By pulling the world's first ever use of nuclear weapons out of the historical context, he is trying to portray Japan as the victim of World War II rather than one of its major perpetrators.
Three days before US President Barack Obama's visit to Hiroshima on Friday, such remarks sent a clear signal to Japan's right wing and revisionist forces, as well as the bombings' victims and their relatives. Yet they are anything but right understanding of both the bombings and World War II.
On the question of nuclear weapons, non-proliferation and denuclearization worldwide have long been the goals the world has sought to attain. But the military and political justifications for the use of atomic bombs on the two Japanese cities should never be challenged.
The victims of the bombings deserve the world's sympathy, as do victims of the war on both sides of the fighting. Nevertheless, this should not change the consensus on the anti-fascist side about the necessity and justification for the use of atomic weapons against militarist Japan in a bid to bring an early end to the war and prevent protracted warfare from claiming even more lives.
The devastation caused by the bombings should always serve as a reminder of how destructive nuclear weapons can be. Yet, it was the war of aggression the Japanese militarist government launched against its neighbors and its refusal to accept its failure that had led to US dropping the atomic bombs on Hiroshima and Nagasaki.
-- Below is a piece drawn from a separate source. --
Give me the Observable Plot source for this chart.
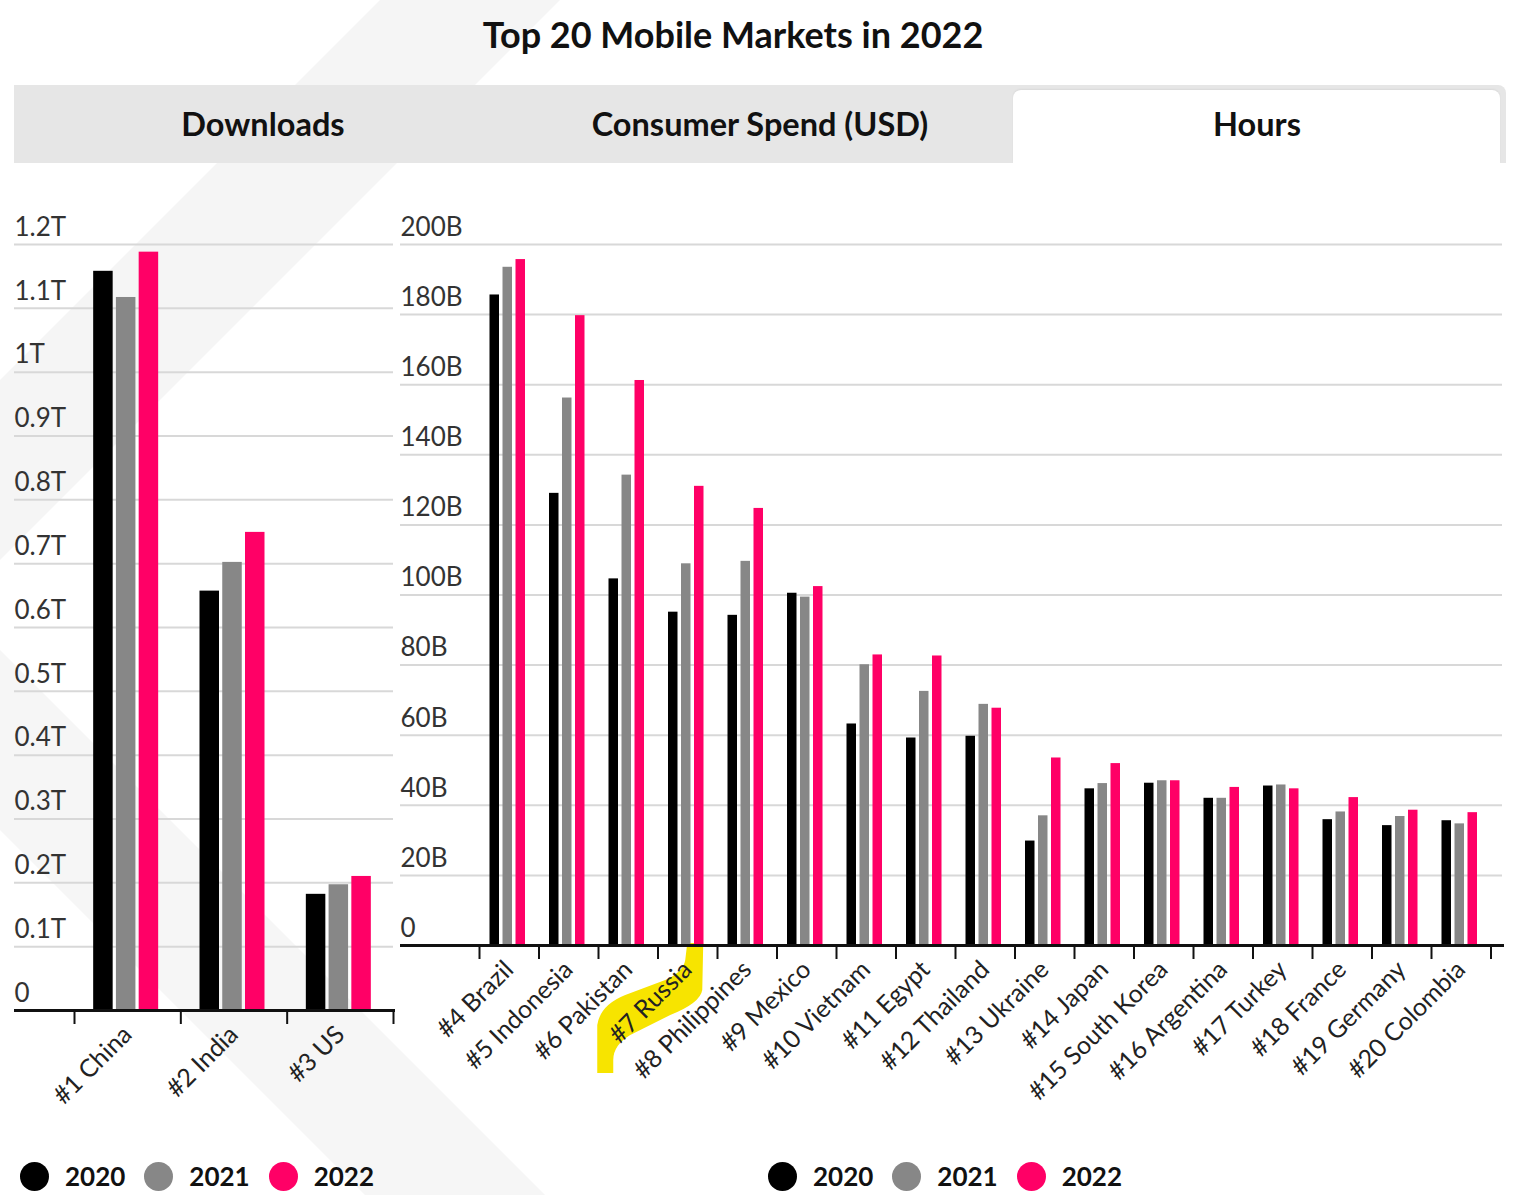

The misery the Japanese people suffered during the war, including that endured by the survivors of atomic bombings, was because of Japanese militarism.
Any talk of the atomic bombings without putting them in their historical context can only be understood as an attempt to overturn the true nature of World War II as an anti-fascist war.
For those bombing survivors and their relatives calling on Obama to make an official apology for the bombings, the militarist Japanese government of the time would be the right target.
The wrong perception of the atomic bombings as well as that of WWII by some Japanese politicians has again demonstrated their unrepentant attitude toward their country's imperial past. Which bodes ill for the lasting good relations between Japan and its neighbors and also between Japan and the United States.